After their first match against Scotland was washed out, they needed heavy victories against Oman and Namibia to avoid an early exit.

"We've had to play some ugly cricket at times," added Mott. "But from here on in it's time to be the frontrunners.

"It's time to more or less throw the first punch at India and then try to get our nose in front and never give it back."

Mott plays down India knowing venue in advance

Much of the discussion before the semi-final has been around the lack of a reserve day and there is rain forecast for Thursday.

The first semi-final between South Africa and Afghanistan has a rain reserve day but England's meeting with India does not.

Instead, there are 250 minutes available throughout the afternoon on Thursday - the same total available across the two days in Trinidad - to fit in a match.

If no result is possible, India will progress, as they won their Super 8s group.

Mott said in an "ideal world", there would be a reserve day and it is something the International Cricket Council "need to look at long term".

There has also been criticism of the fact India's semi-final venue, in the event of their qualification, was predetermined, whereas other sides had to wait for their route to be confirmed, but Mott played down the significance of the latter issue.

“We were quite aware there was every chance that we'd be here in Guyana,” he said.

“We've had to fight our way through this tournament and it's something that's galvanised us as a group and will hold us in really good stead for cut-throat matches.”

A surface suiting spinners is expected at Providence Stadium, which could help India, whose squad includes four spinners and batters who grew up on low surfaces.

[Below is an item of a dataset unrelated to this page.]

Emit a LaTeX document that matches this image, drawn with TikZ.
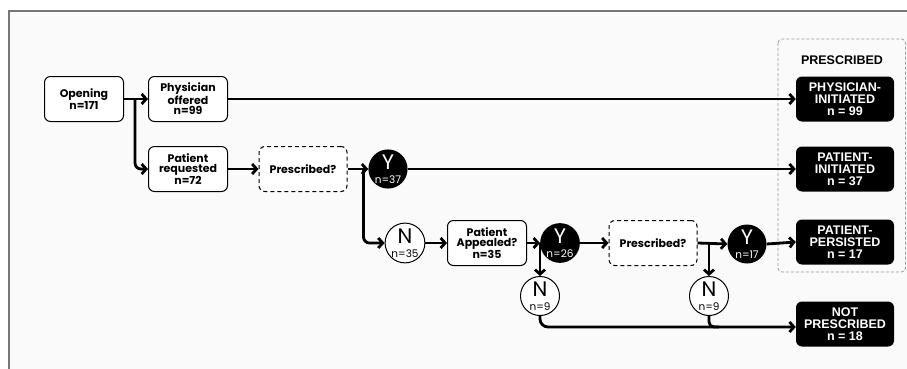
\documentclass[tikz,border=0pt]{standalone}
\usepackage{fontspec}
\usetikzlibrary{arrows.meta}
\newfontfamily\popf{Poppins}
\newfontfamily\arf{Liberation Sans}
\definecolor{bgc}{HTML}{FAFAFA}
\definecolor{framec}{HTML}{777777}
\definecolor{dashc}{HTML}{999999}
\tikzset{
  wbox/.style={draw, line width=1pt, rounded corners=6pt, fill=white, minimum width=79pt, minimum height=45pt, inner sep=1pt, align=center, font=\popf\bfseries\fontsize{11}{10.5}\selectfont},
  dbox/.style={wbox, dash pattern=on 4pt off 3pt, minimum width=88pt},
  bbox/.style={fill=black, text=white, rounded corners=6pt, minimum width=98pt, minimum height=45pt, inner sep=1pt, align=center, font=\arf\bfseries\fontsize{12.5}{12}\selectfont},
  ycirc/.style={circle, fill=black, text=white, minimum size=39pt, inner sep=0pt, align=center, font=\popf},
  ncirc/.style={circle, draw, line width=1pt, fill=white, minimum size=39pt, inner sep=0pt, align=center, font=\popf},
  arr/.style={line width=2.8pt, -{Straight Barb[length=4.5pt,width=10pt]}},
  plain/.style={line width=2.8pt},
}
\newcommand{\circtext}[2]{{\fontsize{21}{13}\selectfont #1}\\[2.5pt]{\fontsize{10.5}{8}\selectfont #2}}
\begin{document}
\begin{tikzpicture}[x=1pt,y=-1pt]
\useasboundingbox (0,0) rectangle (907,369);
\fill[white] (0,0) rectangle (907,369);
\fill[bgc] (9,11) rectangle (907,369);
\draw[framec, line width=1.5pt] (9,369) -- (9,11) -- (907,11);
\draw[dashc, line width=0.8pt, dash pattern=on 3pt off 2pt, rounded corners=4pt] (778,39) rectangle (905.5,272);
\node[font=\arf\bfseries\fontsize{12.5}{12}\selectfont] (lab) at (842,60) {PRESCRIBED};

\node[wbox] (open) at (84,99) {Opening\\n=171};
\node[wbox] (phys) at (188,99) {Physician\\offered\\n=99};
\node[wbox] (preq) at (188,169) {Patient\\requested\\n=72};
\node[dbox] (pr1) at (303,169) {Prescribed?};
\node[ycirc] (y37) at (388,169) {\circtext{Y}{n=37}};
\node[ncirc] (n35) at (405,243) {\circtext{N}{n=35}};
\node[wbox] (app) at (487,243) {Patient\\Appealed?\\n=35};
\node[ycirc] (y26) at (560,243) {\circtext{Y}{n=26}};
\node[dbox] (pr2) at (653,243) {Prescribed?};
\node[ycirc] (y17) at (747,244) {\circtext{Y}{n=17}};
\node[ncirc] (n9a) at (540,296) {\circtext{N}{n=9}};
\node[ncirc] (n9b) at (709,296) {\circtext{N}{n=9}};

\node[bbox] (pi) at (845,99) {PHYSICIAN-\\INITIATED\\n = 99};
\node[bbox] (pat) at (845,169) {PATIENT-\\INITIATED\\n = 37};
\node[bbox] (pp) at (845,242) {PATIENT-\\PERSISTED\\n = 17};
\node[bbox] (np) at (845,324) {NOT\\PRESCRIBED\\n = 18};

\coordinate (s1) at ([xshift=11pt]open.east);
\coordinate (s2) at ([xshift=16pt]pr1.east);
\coordinate (s3) at (n9a |- app.east);
\coordinate (s4) at (n9b |- pr2.east);
\coordinate (m1) at ([xshift=10pt]n9b |- 0,327);

\draw[arr] (open.east) -- (phys.west);
\draw[arr, rounded corners=6pt] (s1) |- (preq.west);
\draw[arr] (phys.east) -- (pi.west);
\draw[arr] (preq.east) -- (pr1.west);
\draw[arr] (pr1.east) -- (y37.west);
\draw[arr, rounded corners=6pt] (s2) |- (n35.west);
\draw[arr] (y37.east) -- (pat.west);
\draw[arr] (n35.east) -- (app.west);
\draw[arr] (app.east) -- (y26.west);
\draw[arr] (s3) -- (n9a.north);
\draw[arr] (y26.east) -- (pr2.west);
\draw[arr] (pr2.east) -- (y17.west);
\draw[arr] (s4) -- (n9b.north);
\draw[arr] (y17.east) -- (pp.west);
\draw[arr, rounded corners=8pt] (n9a.south) |- (np.west |- 0,327);
\draw[plain, rounded corners=5pt] (n9b.south) |- (m1);
\end{tikzpicture}
\end{document}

England have uncapped left-arm spinner Tom Hartley in their squad, who could come into contention for a debut.

But Australian Mott, who was speaking before England's training and prior to seeing the pitch, said he does not expect "drastic changes".

The match is a repeat of the semi-final of the last T20 World Cup in Australia, where a superb England thrashed India by 10 wickets in Adelaide en route to winning the title.

Mott said India, who timidly posted 168-6 that night before England chased the target in 16 overs, are a more aggressive side this year.

"We're not looking back at all with this group," he added. "One of its big mantras is staying present.

"They are a different team, too, than when we took them on."